Posted: Fri Feb 17, 2017 6:12 am
by Jay Z
NFL now has 90+ full classic games available for free viewing on YouTube on their own channel.

Re: Most recent NFL playoff game with no surviving videotape

Posted: Fri Feb 17, 2017 1:51 pm
by BD Sullivan
Jay Z wrote:NFL now has 90+ full classic games available for free viewing on YouTube on their own channel.
How many before 1995?

Re: Most recent NFL playoff game with no surviving videotape

Posted: Fri Feb 17, 2017 2:11 pm
by nicefellow31
JeffreyMiller wrote:A couple of guys named Newton Minnow and Comrade Dobler have been posting complete games from the 60s and 70s on Youtube ... several playoff games with intros and commercials. While I am not an advocate of posting this stuff on Youtube, I admit to watching a few of these videos and much of it is absolutely spectacular. I just watched the Oakland at Miami playoff game from 1973.

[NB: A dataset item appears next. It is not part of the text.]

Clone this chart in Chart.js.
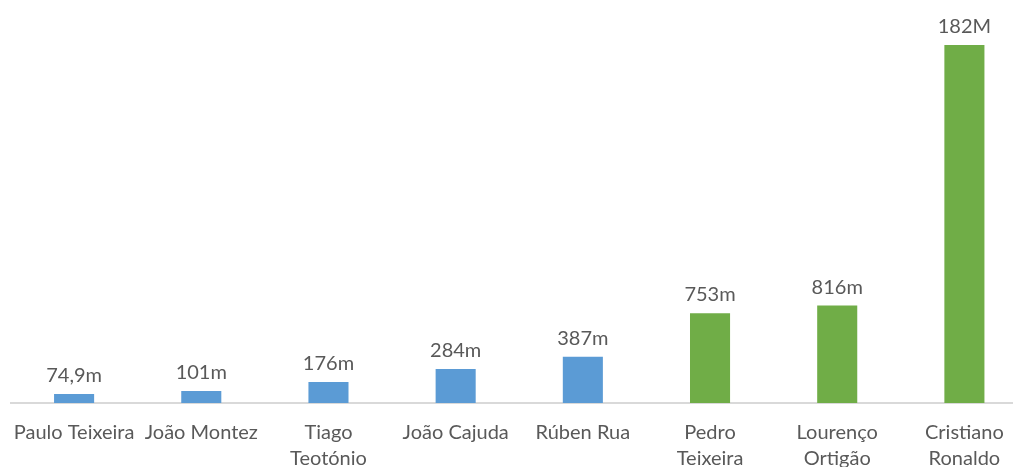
<!DOCTYPE html>
<html>
<head>
<meta charset="utf-8">
<script src="https://cdn.jsdelivr.net/npm/chart.js@4"></script>
<style>
    body { margin: 0; overflow: hidden; background: #fff; }
    #wrap { width: 1028px; height: 467px; }
</style>
</head>
<body>
<div id="wrap"><canvas id="barChart"></canvas></div>
<script>
const players = [
    'Paulo Teixeira', 'João Montez', ['Tiago', 'Teotónio'], 'João Cajuda',
    'Rúben Rua', ['Pedro', 'Teixeira'], ['Lourenço', 'Ortigão'], ['Cristiano', 'Ronaldo']
]
const values = [74.9, 101, 176, 284, 387, 753, 816, 3000]
const valueLabels = ['74,9m', '101m', '176m', '284m', '387m', '753m', '816m', '182M']
const groups = ['blue', 'blue', 'blue', 'blue', 'blue', 'green', 'green', 'green']

const colors = { blue: '#5b9bd5', green: '#70ad47' }
const fontFamily = 'Lato, "Open Sans", sans-serif'

// draws the text above each bar
const valueLabelPlugin = {
    id: 'valueLabels',
    afterDatasetsDraw(chart) {
        const ctx = chart.ctx
        const meta = chart.getDatasetMeta(0)
        ctx.save()
        ctx.font = '20px ' + fontFamily
        ctx.fillStyle = '#595959'
        ctx.textAlign = 'center'
        ctx.textBaseline = 'alphabetic'
        meta.data.forEach(function (bar, i) {
            ctx.fillText(valueLabels[i], bar.x, bar.y - 12)
        })
        ctx.restore()
    }
}

const data = {
    labels: players,
    datasets: [{
        data: values,
        backgroundColor: groups.map(g => colors[g]),
        borderWidth: 0,
        categoryPercentage: 1,
        barPercentage: 0.315
    }]
}

const config = {
    type: 'bar',
    data: data,
    options: {
        responsive: true,
        maintainAspectRatio: false,
        animation: false,
        layout: { padding: { left: 10.5, top: 45, right: 0, bottom: 0 } },
        plugins: { legend: { display: false }, tooltip: { enabled: false } },
        scales: {
            y: { display: false, min: 0, max: 3000 },
            x: {
                grid: { display: false },
                border: { color: '#d9d9d9', width: 2 },
                ticks: {
                    color: '#595959',
                    font: { family: fontFamily, size: 20, lineHeight: 1.3 },
                    padding: 9,
                    maxRotation: 0,
                    autoSkip: false
                },
                afterFit: function (scale) {
                    scale.height = 64
                    scale.paddingLeft = 0
                    scale.paddingRight = 0
                }
            }
        }
    },
    plugins: [valueLabelPlugin]
}

new Chart(document.getElementById('barChart'), config)
</script>
</body>
</html>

I am wondering if someone from NFL FIlms is monitoring what's showing up on Youtube anymore. I recall stuff being yanked way back when, but these have been up for quite a while.
Yes and did you know that there are online aps that can convert the youtube into a MP4 that you can download to your hard drive. I even "know" somebody who has a hard drive with 100's of games from the 70's, 80's, etc. who watches those games along with TWIPF episodes during long aircraft flights.

Re: Most recent NFL playoff game with no surviving videotape

Posted: Fri Feb 17, 2017 4:39 pm
by jeckle_and_heckle
nicefellow31 wrote:
Yes and did you know that there are online aps that can convert the youtube into a MP4 that you can download to your hard drive.
There are indeed many utilities that do this. The problem I've run into is, while some (but not all) work very well, they typically save it in a format conducive to viewing on a small screen like an iPhone. Screening the converted file on an HDTV is a grainy disaster. Even an iPad can be too large to view with clarity.

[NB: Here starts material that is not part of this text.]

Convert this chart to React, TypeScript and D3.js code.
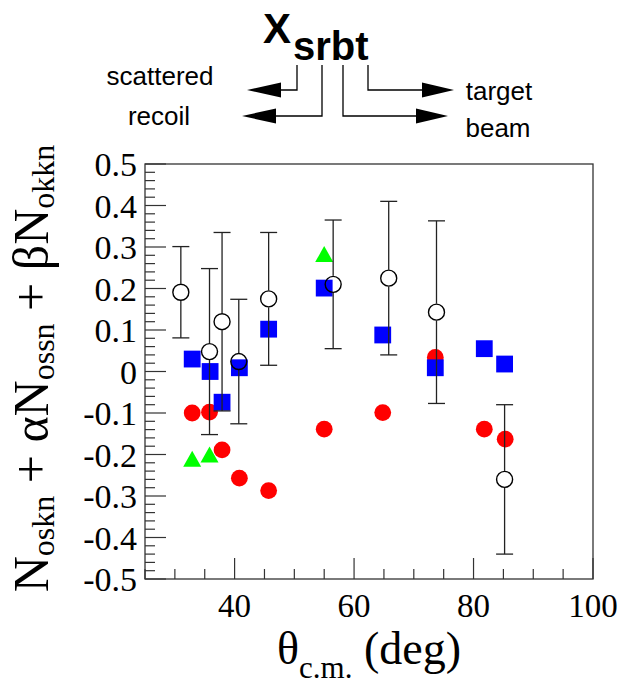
import React from "react";
import * as d3 from "d3";

// ---- data ----
const openX = [31.0, 35.8, 37.9, 40.7, 45.7, 56.5, 65.8, 73.8, 85.2];
const openY = [0.191, 0.048, 0.12, 0.024, 0.175, 0.21, 0.225, 0.143, -0.26];
const openErr = [0.11, 0.2, 0.215, 0.15, 0.16, 0.155, 0.185, 0.22, 0.18];

const blueX = [32.9, 35.9, 37.9, 40.8, 45.7, 55.0, 64.8, 73.6, 81.8, 85.2];
const blueY = [0.03, 0.0, -0.074, 0.009, 0.102, 0.201, 0.088, 0.009, 0.055, 0.018];

const redX = [32.9, 35.8, 37.9, 40.8, 45.7, 55.0, 64.8, 73.6, 81.8, 85.3];
const redY = [-0.1, -0.098, -0.189, -0.257, -0.287, -0.139, -0.099, 0.034, -0.139, -0.163];

const greenX = [32.9, 35.8, 55.0];
const greenY = [-0.21, -0.2, 0.283];

const xMajorTicks = [40, 60, 80, 100];
const yMajorTicks = [-0.5, -0.4, -0.3, -0.2, -0.1, 0, 0.1, 0.2, 0.3, 0.4, 0.5];
const yTickLabels = ["-0.5", "-0.4", "-0.3", "-0.2", "-0.1", "0", "0.1", "0.2", "0.3", "0.4", "0.5"];

const W = 624;
const H = 680;
const L = 145, R = 593, T = 164, B = 579;

export default function App() {
  const x = d3.scaleLinear().domain([25, 100]).range([L, R]);
  const y = d3.scaleLinear().domain([-0.5, 0.5]).range([B, T]);

  const xMinor = d3.range(25, 100.01, 5).filter((v) => !xMajorTicks.includes(v));
  const yMinor = d3.range(-50, 51, 2).map((v) => v / 100).filter((v) => Math.abs(Math.round(v * 10) - v * 10) > 1e-6);

  const serif = "'Liberation Serif', 'Times New Roman', serif";
  const sans = "'Liberation Sans', Arial, sans-serif";
  const axisColor = "#333";
  const ms = 8.4; // marker half-size
  const cap = 8.5;

  const triPath = "M0,-8 L9,8 L-9,8 Z";

  return (
    <svg width={W} height={H} style={{ position: "absolute", left: 0, top: 0, background: "#fff" }}>
      <rect x={0} y={0} width={W} height={H} fill="#fff" />

      {/* top diagram */}
      <g fontFamily={sans} fill="#000">
        <text x={263} y={43} fontSize={42} fontWeight="bold">X</text>
        <text x={293} y={60} fontSize={40} fontWeight="bold">srbt</text>
        <text x={160} y={85} fontSize={26} textAnchor="middle">scattered</text>
        <text x={159} y={125} fontSize={26} textAnchor="middle">recoil</text>
        <text x={499} y={100} fontSize={26} textAnchor="middle">target</text>
        <text x={498} y={137} fontSize={26} textAnchor="middle">beam</text>
      </g>
      <g stroke="#000" strokeWidth={1.3} fill="none">
        <path d="M297,65 V90 H280" />
        <path d="M322,65 V116 H275" />
        <path d="M343,65 V116 H417" />
        <path d="M368,65 V90 H423" />
      </g>
      <g fill="#000">
        <path d="M247,90 L281,82.5 L281,97.5 Z" />
        <path d="M242,116 L276,108.5 L276,123.5 Z" />
        <path d="M448,116 L416,108.5 L416,123.5 Z" />
        <path d="M454,90 L422,82.5 L422,97.5 Z" />
      </g>

      {/* frame */}
      <rect x={L} y={T} width={R - L} height={B - T} fill="none" stroke={axisColor} strokeWidth={1.3} />

      {/* ticks */}
      <g stroke={axisColor} strokeWidth={1.2}>
        {yMajorTicks.map((v) => (
          <line key={"ym" + v} x1={L} x2={L + 21} y1={y(v)} y2={y(v)} />
        ))}
        {yMinor.map((v) => (
          <line key={"yn" + v} x1={L} x2={L + 10} y1={y(v)} y2={y(v)} />
        ))}
        {xMajorTicks.map((v) => (
          <line key={"xm" + v} x1={x(v)} x2={x(v)} y1={B} y2={B - 21} />
        ))}
        {xMinor.map((v) => (
          <line key={"xn" + v} x1={x(v)} x2={x(v)} y1={B} y2={B - 10} />
        ))}
      </g>

      {/* tick labels */}
      <g fontFamily={serif} fontSize={34} fill="#000">
        {yMajorTicks.map((v, i) => (
          <text key={"yl" + v} x={L - 8} y={y(v) + 12} textAnchor="end">
            {yTickLabels[i]}
          </text>
        ))}
        {xMajorTicks.map((v) => (
          <text key={"xl" + v} x={x(v)} y={617} textAnchor="middle" fontSize={33}>
            {String(v)}
          </text>
        ))}
      </g>

      {/* axis titles */}
      <text x={(L + R) / 2} y={664} textAnchor="middle" fontFamily={serif} fontSize={46} fill="#000">
        θ<tspan fontSize={31} dy={14}>c.m.</tspan>
        <tspan dy={-14}> (deg)</tspan>
      </text>
      <text
        transform={`translate(48, ${(T + B) / 2 - 3}) rotate(-90)`}
        textAnchor="middle"
        fontFamily={serif}
        fontSize={50}
        fill="#000"
      >
        N<tspan fontSize={32} dy={6}>oskn</tspan>
        <tspan dy={-6}> + αN</tspan>
        <tspan fontSize={32} dy={6}>ossn</tspan>
        <tspan dy={-6}> + βN</tspan>
        <tspan fontSize={32} dy={6}>okkn</tspan>
      </text>

      {/* red circles */}
      <g fill="#ff0000">
        {redX.map((v, i) => (
          <circle key={"r" + i} cx={x(v)} cy={y(redY[i])} r={ms} />
        ))}
      </g>
      {/* green triangles */}
      <g fill="#00ff00">
        {greenX.map((v, i) => (
          <path key={"g" + i} d={triPath} transform={`translate(${x(v)},${y(greenY[i])})`} />
        ))}
      </g>
      {/* blue squares */}
      <g fill="#0000ff">
        {blueX.map((v, i) => (
          <rect key={"b" + i} x={x(v) - ms} y={y(blueY[i]) - ms} width={2 * ms} height={2 * ms} />
        ))}
      </g>
      {/* error bars */}
      <g stroke="#222" strokeWidth={1.3}>
        {openX.map((v, i) => {
          const cx = x(v);
          const cy = y(openY[i]);
          const yt = y(openY[i] + openErr[i]);
          const yb = y(openY[i] - openErr[i]);
          return (
            <g key={"e" + i}>
              <line x1={cx} x2={cx} y1={yt} y2={cy - 8.5} />
              <line x1={cx} x2={cx} y1={cy + 8.5} y2={yb} />
              <line x1={cx - cap} x2={cx + cap} y1={yt} y2={yt} />
              <line x1={cx - cap} x2={cx + cap} y1={yb} y2={yb} />
            </g>
          );
        })}
      </g>
      {/* open circles */}
      <g fill="none" stroke="#000" strokeWidth={1.4}>
        {openX.map((v, i) => (
          <circle key={"o" + i} cx={x(v)} cy={y(openY[i])} r={8} />
        ))}
      </g>
    </svg>
  );
}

Yet, it's something. Unlike others, I have no problem at all with NFL games being on YouTube. As previously mentioned, the NFL has it's own channel and content on YouTube. And let's face it, YouTube and other options like Netflix are supplanting network and even cable television. In my opinion, the content is better. Like anything else, if content suffers in one media, something better will eventually come along and replace it.

Network and most cable television has become a joke. I looked at my cable bill one day and saw it approached $170 a month. So I dropped cable and kept my high speed internet, cutting my bill in half. I put the $80 savings in a Vanguard account every month that I opened just for that reason. For about a year I signed up for Netflix. I eventually dropped that, too. Today's over the air antennas are great--not like the rabbit ears of old. The clarity on the four main network stations is HD, better than cable. So I still get my fix of NFL games. I miss the cable games, but the cost savings is worth it. When they streamed eight games on Twitter this year, it was great.

Changing times. I, for one, like it.